:: SET TASK ::
Everything in the listing except the pictures should be written out exactly.

:: DATA SHOWN ::
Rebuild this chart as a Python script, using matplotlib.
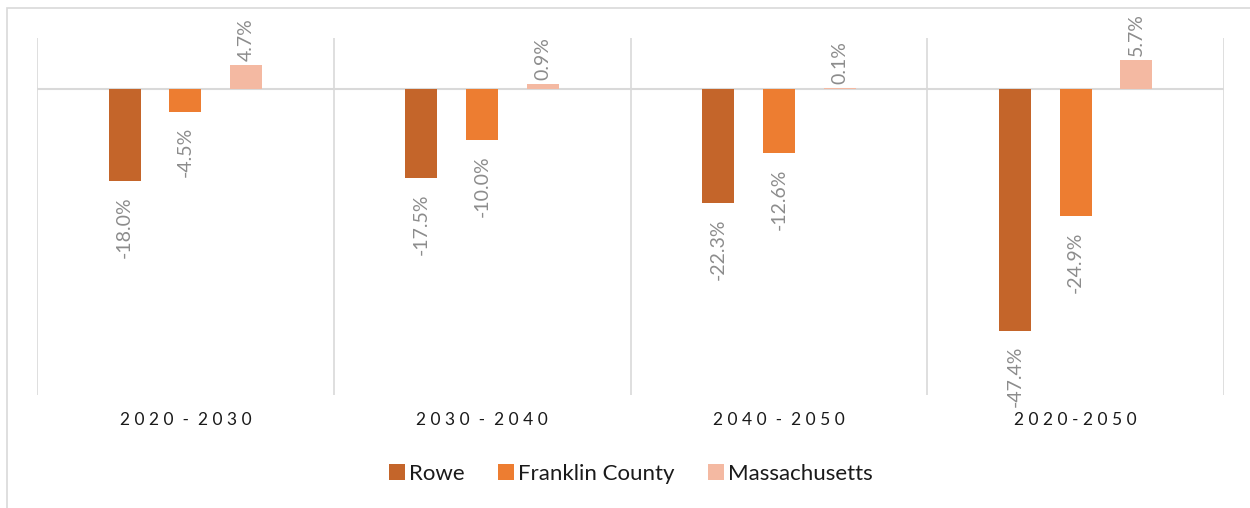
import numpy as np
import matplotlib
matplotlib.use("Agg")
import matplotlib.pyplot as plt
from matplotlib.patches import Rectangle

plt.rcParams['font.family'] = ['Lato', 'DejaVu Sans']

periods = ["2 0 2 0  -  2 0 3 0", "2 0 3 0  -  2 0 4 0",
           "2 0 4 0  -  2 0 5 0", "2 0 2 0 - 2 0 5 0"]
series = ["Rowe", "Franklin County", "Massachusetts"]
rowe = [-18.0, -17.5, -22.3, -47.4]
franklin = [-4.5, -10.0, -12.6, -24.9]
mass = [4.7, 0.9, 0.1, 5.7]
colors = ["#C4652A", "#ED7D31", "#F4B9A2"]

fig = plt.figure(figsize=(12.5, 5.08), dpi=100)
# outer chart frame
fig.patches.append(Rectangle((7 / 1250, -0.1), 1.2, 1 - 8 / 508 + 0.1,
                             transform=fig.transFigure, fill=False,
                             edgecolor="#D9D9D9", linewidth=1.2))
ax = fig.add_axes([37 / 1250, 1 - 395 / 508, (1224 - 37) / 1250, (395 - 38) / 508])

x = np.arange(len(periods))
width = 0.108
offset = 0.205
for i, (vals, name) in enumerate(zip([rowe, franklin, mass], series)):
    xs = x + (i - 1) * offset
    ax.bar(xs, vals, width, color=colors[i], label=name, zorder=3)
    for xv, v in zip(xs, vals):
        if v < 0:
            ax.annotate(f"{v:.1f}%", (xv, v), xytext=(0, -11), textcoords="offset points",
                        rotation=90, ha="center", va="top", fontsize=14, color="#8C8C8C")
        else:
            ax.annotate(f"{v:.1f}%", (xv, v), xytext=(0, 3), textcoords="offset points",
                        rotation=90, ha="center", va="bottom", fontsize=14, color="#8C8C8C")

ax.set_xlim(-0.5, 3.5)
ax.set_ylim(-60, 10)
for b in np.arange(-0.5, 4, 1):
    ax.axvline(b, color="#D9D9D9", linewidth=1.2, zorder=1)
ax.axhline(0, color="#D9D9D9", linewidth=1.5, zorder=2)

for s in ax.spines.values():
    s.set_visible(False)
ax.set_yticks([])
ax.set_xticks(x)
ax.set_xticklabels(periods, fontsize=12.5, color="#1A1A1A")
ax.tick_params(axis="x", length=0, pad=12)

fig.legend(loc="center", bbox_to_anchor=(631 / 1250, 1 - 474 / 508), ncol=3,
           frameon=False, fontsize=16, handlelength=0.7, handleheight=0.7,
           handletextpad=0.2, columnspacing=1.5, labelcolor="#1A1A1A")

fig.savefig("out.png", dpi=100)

:: SOLUTION ::
Rebuild this chart as a Python script, using matplotlib.
import numpy as np
import matplotlib
matplotlib.use("Agg")
import matplotlib.pyplot as plt
from matplotlib.patches import Rectangle

plt.rcParams['font.family'] = ['Lato', 'DejaVu Sans']

periods = ["2 0 2 0  -  2 0 3 0", "2 0 3 0  -  2 0 4 0",
           "2 0 4 0  -  2 0 5 0", "2 0 2 0 - 2 0 5 0"]
series = ["Rowe", "Franklin County", "Massachusetts"]
rowe = [-18.0, -17.5, -22.3, -47.4]
franklin = [-4.5, -10.0, -12.6, -24.9]
mass = [4.7, 0.9, 0.1, 5.7]
colors = ["#C4652A", "#ED7D31", "#F4B9A2"]

fig = plt.figure(figsize=(12.5, 5.08), dpi=100)
# outer chart frame
fig.patches.append(Rectangle((7 / 1250, -0.1), 1.2, 1 - 8 / 508 + 0.1,
                             transform=fig.transFigure, fill=False,
                             edgecolor="#D9D9D9", linewidth=1.2))
ax = fig.add_axes([37 / 1250, 1 - 395 / 508, (1224 - 37) / 1250, (395 - 38) / 508])

x = np.arange(len(periods))
width = 0.108
offset = 0.205
for i, (vals, name) in enumerate(zip([rowe, franklin, mass], series)):
    xs = x + (i - 1) * offset
    ax.bar(xs, vals, width, color=colors[i], label=name, zorder=3)
    for xv, v in zip(xs, vals):
        if v < 0:
            ax.annotate(f"{v:.1f}%", (xv, v), xytext=(0, -11), textcoords="offset points",
                        rotation=90, ha="center", va="top", fontsize=14, color="#8C8C8C")
        else:
            ax.annotate(f"{v:.1f}%", (xv, v), xytext=(0, 3), textcoords="offset points",
                        rotation=90, ha="center", va="bottom", fontsize=14, color="#8C8C8C")

ax.set_xlim(-0.5, 3.5)
ax.set_ylim(-60, 10)
for b in np.arange(-0.5, 4, 1):
    ax.axvline(b, color="#D9D9D9", linewidth=1.2, zorder=1)
ax.axhline(0, color="#D9D9D9", linewidth=1.5, zorder=2)

for s in ax.spines.values():
    s.set_visible(False)
ax.set_yticks([])
ax.set_xticks(x)
ax.set_xticklabels(periods, fontsize=12.5, color="#1A1A1A")
ax.tick_params(axis="x", length=0, pad=12)

fig.legend(loc="center", bbox_to_anchor=(631 / 1250, 1 - 474 / 508), ncol=3,
           frameon=False, fontsize=16, handlelength=0.7, handleheight=0.7,
           handletextpad=0.2, columnspacing=1.5, labelcolor="#1A1A1A")

fig.savefig("out.png", dpi=100)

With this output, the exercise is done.